大相撲九重部屋の東前頭3枚目千代大龍(30)と東前頭17枚目千代翔馬(27)が10日、スイスの高級時計メーカー「フランク・ミュラー」と、江戸時代中期から300年の伝統を誇る技法「加賀友禅」がコラボレーションした、特製の染め抜き(着物)を贈呈された。

都内の部屋で、制作期間4カ月を要して完成したばかりの染め抜きを受け取った2人は、早速着用。フランク・ミュラーを象徴する独特な数字が踊り、九重部屋をイメージして千代大龍は紫色から藤色に、千代翔馬は濃い緑色から薄い緑色に、9つの色がグラデーションのように変化していくデザインだ。

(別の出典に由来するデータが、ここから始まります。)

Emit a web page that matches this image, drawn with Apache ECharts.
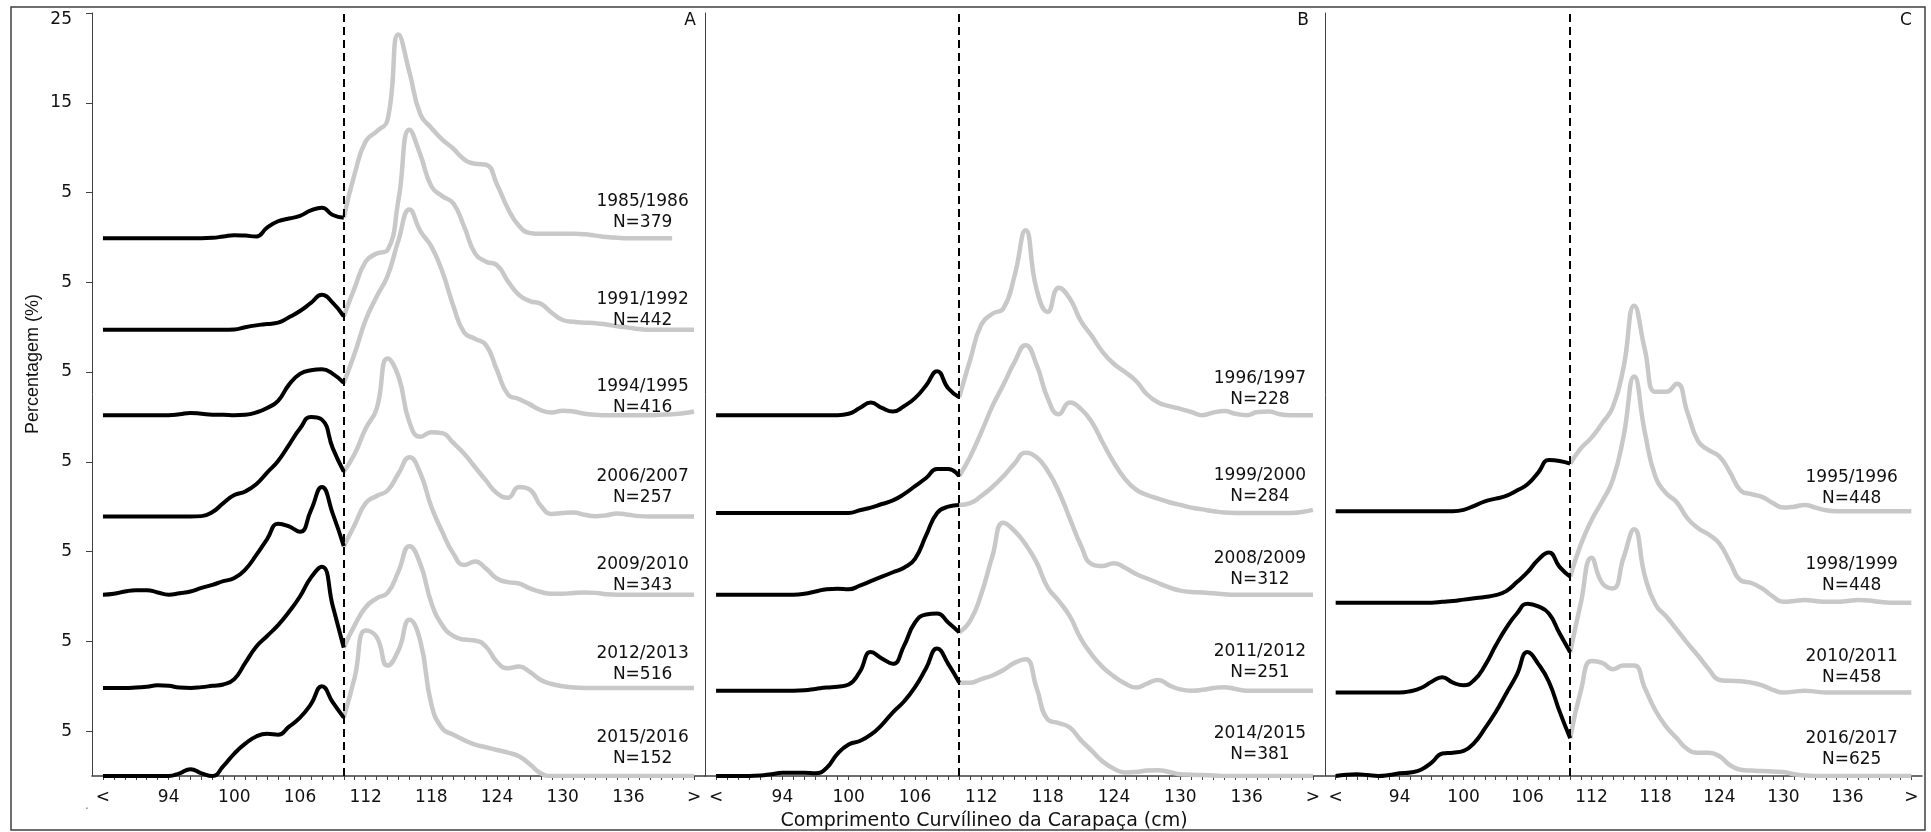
<!DOCTYPE html>
<html><head><meta charset="utf-8">
<script src="https://cdn.jsdelivr.net/npm/echarts@6/dist/echarts.min.js"></script>
<style>html,body{margin:0;padding:0;background:#fff}#c{width:1931px;height:832px}</style>
</head><body><div id="c"></div>
<script>
// ---------- tick labels ----------
const xLabelValues = [88, 94, 100, 106, 112, 118, 124, 130, 136, 142];
const xLabelTexts  = ['<', '94', '100', '106', '112', '118', '124', '130', '136', '>'];
const yTickValues  = [5, 15, 25, 35, 45, 55, 65, 75, 85];
const yTickTexts   = ['5', '5', '5', '5', '5', '5', '5', '15', '25'];
const cutLength = 110;

// ---------- length classes (cm) ----------
const lengthsBelow = [88,89,90,91,92,93,94,95,96,97,98,99,100,101,102,103,104,105,106,107,108,109,110];
const lengthsAbove = [110,111,112,113,114,115,116,117,118,119,120,121,122,123,124,125,126,127,128,129,130,131,132,133,134,135,136,137,138,139,140,141,142];

// ---------- panel A ----------
const seasonsA = ['1985/1986','1991/1992','1994/1995','2006/2007','2009/2010','2012/2013','2015/2016'];
const nA = [379, 442, 416, 257, 343, 516, 152];
const offsetsA = [59.9, 49.7, 40.2, 28.9, 20.2, 9.8, 0];

const below1985 = [0,0,0,0,0,0,0,0,0,0,0.05,0.2,0.35,0.3,0.2,1.2,1.9,2.2,2.5,3.1,3.4,2.6,2.3];
const above1985 = [2.3,7.2,10.8,11.9,13.2,22.7,18.5,13.8,12.3,11.0,10.0,8.8,8.3,8.2,6.0,3.3,1.4,0.6,0.5,0.5,0.5,0.5,0.45,0.3,0.15,0.05,0,0,0,0,0,null,null];
const below1991 = [0,0,0,0,0,0,0,0,0,0,0,0,0.05,0.3,0.5,0.65,0.8,1.4,2.1,3.0,3.9,3.0,1.5];
const above1991 = [1.5,4.7,7.6,8.5,8.9,14.5,22.3,19.5,16.0,14.9,14.1,11.5,8.5,7.6,7.2,5.4,3.9,3.2,2.9,1.9,1.1,0.9,0.8,0.75,0.6,0.4,0.25,0.1,0,0,0,0,0];
const below1994 = [0,0,0,0,0,0,0,0.1,0.25,0.15,0.05,0.05,0,0.05,0.3,0.8,1.6,3.4,4.6,5.0,5.1,4.6,3.6];
const above1994 = [3.6,6.9,10.6,13.2,15.5,19.5,22.9,20.5,18.8,16.0,12.2,9.2,8.5,7.8,5.0,2.3,1.8,1.2,0.55,0.3,0.5,0.4,0.15,0.05,0,0,0,0,0,0.05,0.1,0.2,0.4];
const below2006 = [0,0,0,0,0,0,0,0,0,0.05,0.5,1.5,2.4,2.8,3.6,4.9,6.2,8.0,9.8,11.1,10.8,7.6,5.0];
const above2006 = [5.0,7.0,9.8,12.0,17.6,15.6,10.5,8.9,9.4,9.3,8.2,7.0,5.5,4.0,2.6,2.1,3.3,3.0,1.2,0.3,0.4,0.45,0.2,0.05,0.15,0.35,0.2,0.05,0,0,0,0,0];
const below2009 = [0,0.1,0.35,0.5,0.5,0.25,0,0.15,0.35,0.75,1.1,1.5,1.85,2.8,4.4,6.2,7.9,7.6,7.0,9.4,12.0,9.0,5.4];
const above2009 = [5.4,7.8,10.2,11.0,11.6,13.5,15.3,13.5,9.8,7.0,4.6,3.3,3.7,2.9,1.8,1.4,1.25,0.7,0.3,0.1,0.1,0.2,0.25,0.2,0.05,0,0,0,0,0,0,0,0];
const below2012 = [0,0,0,0.05,0.15,0.3,0.25,0.05,0,0.1,0.25,0.4,1.0,2.8,4.6,5.8,7.0,8.5,10.2,12.3,13.5,9.1,4.5];
const above2012 = [4.5,7.0,9.0,10.0,10.6,13.0,15.8,13.8,9.5,7.0,5.8,5.4,5.3,4.6,2.9,2.2,2.4,1.8,0.9,0.45,0.2,0.05,0,0,0,0,0,0,0,0,0,0,0];
const below2015 = [0,0,0,0,0,0,0,0.3,0.75,0.3,0,1.1,2.5,3.6,4.4,4.7,4.6,5.5,6.5,8.0,10.0,8.2,6.5];
const above2015 = [6.5,11.0,16.2,15.5,12.3,14.0,17.4,15.0,8.0,5.3,4.6,4.0,3.5,3.2,2.9,2.6,2.2,1.3,0.3,0,0,0,0,0,0,0,0,0,0,0,0,0,0];

// ---------- panel B ----------
const seasonsB = ['1996/1997','1999/2000','2008/2009','2011/2012','2014/2015'];
const nB = [228, 284, 312, 251, 381];
const offsetsB = [40.2, 29.3, 20.2, 9.5, 0];

const below1996 = [0,0,0,0,0,0,0,0,0,0,0,0,0.15,0.8,1.4,0.8,0.4,1.0,1.9,3.3,4.9,3.0,2.0];
const above1996 = [2.0,6.2,10.1,11.3,11.9,15.5,20.6,14.0,11.5,14.2,13.0,10.5,8.8,7.0,5.7,4.8,3.8,2.3,1.4,1.0,0.7,0.35,0,0.3,0.45,0.15,0,0.35,0.4,0.1,0,0,0];
const below1999 = [0,0,0,0,0,0,0,0,0,0,0,0,0,0.3,0.6,1.0,1.4,2.1,3.0,3.9,4.9,4.9,4.1];
const above1999 = [4.1,6.3,9.0,11.9,14.3,16.8,18.7,16.5,12.8,11.0,12.3,11.6,10.1,7.8,5.6,3.8,2.6,2.0,1.6,1.2,0.9,0.6,0.4,0.2,0.05,0,0,0,0,0,0,0.1,0.35];
const below2008 = [0,0,0,0,0,0,0,0,0.1,0.35,0.6,0.65,0.6,1.0,1.5,2.0,2.5,3.0,4.0,6.6,9.1,9.8,10.0];
const above2008 = [10.0,10.2,11.0,12.0,13.2,14.6,15.8,15.3,13.8,11.5,8.5,5.5,3.4,3.2,3.5,3.0,2.3,1.8,1.3,0.8,0.45,0.3,0.25,0.15,0.05,0,0,0,0,0,0,0,0];
const below2011 = [0,0,0,0,0,0,0,0,0.05,0.2,0.35,0.45,0.7,2.1,4.3,3.6,3.0,5.0,7.6,8.5,8.6,7.6,6.5];
const above2011 = [6.5,7.8,10.8,15.0,18.7,17.8,16.3,14.3,11.5,10.0,8.3,5.8,4.0,2.6,1.6,0.8,0.35,0.8,1.2,0.6,0.15,0,0.1,0.3,0.4,0.2,0,0,0,0,0,0,0];
const below2014 = [0,0,0,0,0.05,0.2,0.35,0.35,0.35,0.3,0.9,2.5,3.5,3.9,4.6,5.7,7.1,8.3,9.9,12.0,14.2,12.5,10.4];
const above2014 = [10.4,10.4,10.8,11.2,11.8,12.6,13.0,9.8,6.3,5.9,5.4,4.0,2.8,1.6,0.8,0.4,0.45,0.6,0.65,0.45,0.2,0.15,0.1,0.05,0,0,0,0,0,0,0,0,0];

// ---------- panel C ----------
const seasonsC = ['1995/1996','1998/1999','2010/2011','2016/2017'];
const nC = [448, 448, 458, 625];
const offsetsC = [29.5, 19.3, 9.3, 0];

const below1995 = [0,0,0,0,0,0,0,0,0,0,0,0,0.15,0.6,1.1,1.4,1.7,2.3,3.0,4.3,5.7,5.6,5.3];
const above1995 = [5.3,7.0,8.2,9.8,11.6,16.0,22.9,18.0,13.3,13.3,14.2,11.0,7.8,6.8,6.1,4.3,2.3,1.9,1.6,0.9,0.4,0.5,0.7,0.4,0.1,0,0,0,0,0,0,0,0];
const below1998 = [0,0,0,0,0,0,0,0,0,0,0.1,0.2,0.35,0.5,0.65,0.85,1.3,2.3,3.4,4.8,5.6,4.0,2.9];
const above1998 = [2.9,6.5,9.2,11.3,13.7,18.5,25.2,19.0,14.0,12.2,11.2,9.4,8.3,7.6,6.6,4.5,2.5,2.2,1.6,0.7,0.1,0.2,0.3,0.2,0.1,0.1,0.2,0.3,0.25,0.1,0,0,0];
const below2010 = [0,0,0,0,0,0,0,0.15,0.5,1.2,1.7,1.1,0.8,1.4,3.0,5.2,7.2,8.8,9.9,9.6,8.8,6.6,4.5];
const above2010 = [4.5,10.0,15.0,12.2,11.6,15.0,18.2,13.0,9.8,8.5,7.0,5.5,4.1,2.6,1.4,1.3,1.25,1.1,0.8,0.3,0,0.1,0.2,0.1,0,0,0,0,0,0,0,0,0];
const below2016 = [0,0.15,0.2,0.1,0,0.1,0.3,0.4,0.7,1.5,2.5,2.6,2.8,3.7,5.3,7.1,9.2,11.3,13.8,12.5,10.5,7.2,4.2];
const above2016 = [4.2,9.5,12.8,12.6,11.9,12.3,12.3,9.8,7.3,5.5,4.2,3.0,2.6,2.6,2.2,1.2,0.7,0.6,0.55,0.5,0.45,0.2,0.05,0,0,0,0,0,0,0,0,0,0];

// ---------- layout (not data) ----------
const labelPosX = [137.3, 137.2, 136.4];
const labelLiftA = [2.9, 2.2, 2.0, 3.3, 2.2, 2.7, 3.1];
const labelLiftB = [2.9, 2.95, 2.8, 3.2, 3.6];
const labelLiftC = [2.6, 3.1, 2.8, 3.0];

const panels = [
  {seasons: seasonsA, n: nA, offsets: offsetsA, lift: labelLiftA,
   below: [below1985, below1991, below1994, below2006, below2009, below2012, below2015],
   above: [above1985, above1991, above1994, above2006, above2009, above2012, above2015]},
  {seasons: seasonsB, n: nB, offsets: offsetsB, lift: labelLiftB,
   below: [below1996, below1999, below2008, below2011, below2014],
   above: [above1996, above1999, above2008, above2011, above2014]},
  {seasons: seasonsC, n: nC, offsets: offsetsC, lift: labelLiftC,
   below: [below1995, below1998, below2010, below2016],
   above: [above1995, above1998, above2010, above2016]}
];

const minorTicks = [];
for (let v = 88; v <= 142; v++) minorTicks.push(v);

const AX = '#404040';
const FONT = 'DejaVu Sans';
const grids = [
  {left: 92, top: 13, width: 613, height: 763},
  {left: 705, top: 13, width: 619, height: 763},
  {left: 1325, top: 13, width: 597, height: 763}
];

const xAxes = grids.map((g, i) => ({
  type: 'value', gridIndex: i, min: 87, max: 143,
  axisLine: {show: true, onZero: false, lineStyle: {color: AX, width: 1.5}},
  axisTick: {show: true, customValues: minorTicks, length: 4, lineStyle: {color: AX, width: 1}},
  axisLabel: {show: true, customValues: xLabelValues, margin: 13,
    formatter: v => xLabelTexts[xLabelValues.indexOf(v)],
    fontFamily: FONT, fontSize: 17, color: '#111'},
  splitLine: {show: false}
}));

const yAxes = grids.map((g, i) => ({
  type: 'value', gridIndex: i, min: 0, max: 85,
  axisLine: {show: true, lineStyle: {color: AX, width: 1}},
  axisTick: {show: i === 0, customValues: yTickValues, length: 6, lineStyle: {color: AX}},
  axisLabel: {show: i === 0, customValues: yTickValues, margin: 20,
    formatter: v => {
      const t = yTickTexts[yTickValues.indexOf(v)];
      return v === 85 ? '{top|' + t + '}' : t;
    },
    rich: {top: {fontFamily: FONT, fontSize: 17, color: '#111', padding: [14, 0, 0, 0]}},
    fontFamily: FONT, fontSize: 17, color: '#111'},
  splitLine: {show: false}
}));

const series = [];
panels.forEach((p, gi) => {
  p.seasons.forEach((s, k) => {
    const off = p.offsets[k];
    const grayData = [];
    lengthsAbove.forEach((x, j) => { if (p.above[k][j] != null) grayData.push([x, off + p.above[k][j]]); });
    const blackData = lengthsBelow.map((x, j) => [x, off + p.below[k][j]]);
    const g = {
      type: 'line', name: s + ' >', xAxisIndex: gi, yAxisIndex: gi,
      data: grayData, smooth: 0.5, showSymbol: false, symbol: 'none',
      lineStyle: {color: '#c8c8c8', width: 4.5}, z: 2, silent: true,
      markPoint: {
        symbol: 'circle', symbolSize: 1, silent: true,
        itemStyle: {color: 'rgba(0,0,0,0)'},
        label: {show: true, position: 'inside', formatter: s + '\nN=' + p.n[k],
          fontFamily: FONT, fontSize: 17, lineHeight: 21, color: '#111', align: 'center'},
        data: [{coord: [labelPosX[gi], off + p.lift[k]]}]
      }
    };
    if (k === 0) {
      g.markLine = {
        silent: true, symbol: ['none', 'none'], label: {show: false},
        lineStyle: {type: [8, 5], color: '#000', width: 2},
        data: [{xAxis: cutLength}]
      };
    }
    series.push(g);
    series.push({
      type: 'line', name: s + ' <', xAxisIndex: gi, yAxisIndex: gi,
      data: blackData, smooth: 0.5, showSymbol: false, symbol: 'none',
      lineStyle: {color: '#000', width: 4}, z: 3, silent: true
    });
  });
});

const chart = echarts.init(document.getElementById('c'), null, {renderer: 'canvas'});
chart.setOption({
  animation: false,
  backgroundColor: '#fff',
  grid: grids,
  xAxis: xAxes,
  yAxis: yAxes,
  series: series,
  graphic: [
    {type: 'rect', shape: {x: 11, y: 7, width: 1914, height: 823},
     style: {fill: 'none', stroke: AX, lineWidth: 1.5}, silent: true, z: 0},
    {type: 'text', x: 984, y: 821, style: {text: 'Comprimento Curvílineo da Carapaça (cm)',
     font: '19px "DejaVu Sans"', fill: '#111', textAlign: 'center', textVerticalAlign: 'middle'}},
    {type: 'text', x: 33.5, y: 364, rotation: Math.PI / 2, style: {text: 'Percentagem (%)',
     font: '18px "Liberation Sans"', fill: '#111', textAlign: 'center', textVerticalAlign: 'middle'}},
    {type: 'text', x: 690, y: 21, style: {text: 'A', font: '17px "DejaVu Sans"', fill: '#111',
     textAlign: 'center', textVerticalAlign: 'middle'}},
    {type: 'text', x: 1303, y: 21, style: {text: 'B', font: '17px "DejaVu Sans"', fill: '#111',
     textAlign: 'center', textVerticalAlign: 'middle'}},
    {type: 'text', x: 1906, y: 21, style: {text: 'C', font: '17px "DejaVu Sans"', fill: '#111',
     textAlign: 'center', textVerticalAlign: 'middle'}},
    {type: 'text', x: 87, y: 806, style: {text: '.', font: '12px "DejaVu Sans"', fill: '#777',
     textAlign: 'center', textVerticalAlign: 'middle'}}
  ]
});
</script></body></html>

贈呈した部屋の支援者が掛け合ったところ、フランク・ミュラーの国内代理店担当者、加賀友禅を手がける奥田染色の関係者が、いずれも故人で先代九重親方の元横綱千代の富士と親交があった縁で実現した。加賀友禅が海外ブランドに協力するのは初めてで、世界で2人しか着用していない歴史的にも価値のある一品。関係者は「値段はつけられない」というものの、加賀友禅は高価なものは1着1000万円程度になるという。千代大龍は「かっこいいですね。これを着て夏場所(12日初日、東京・両国国技館)は良い成績を残したいですね」と、活力にしていた。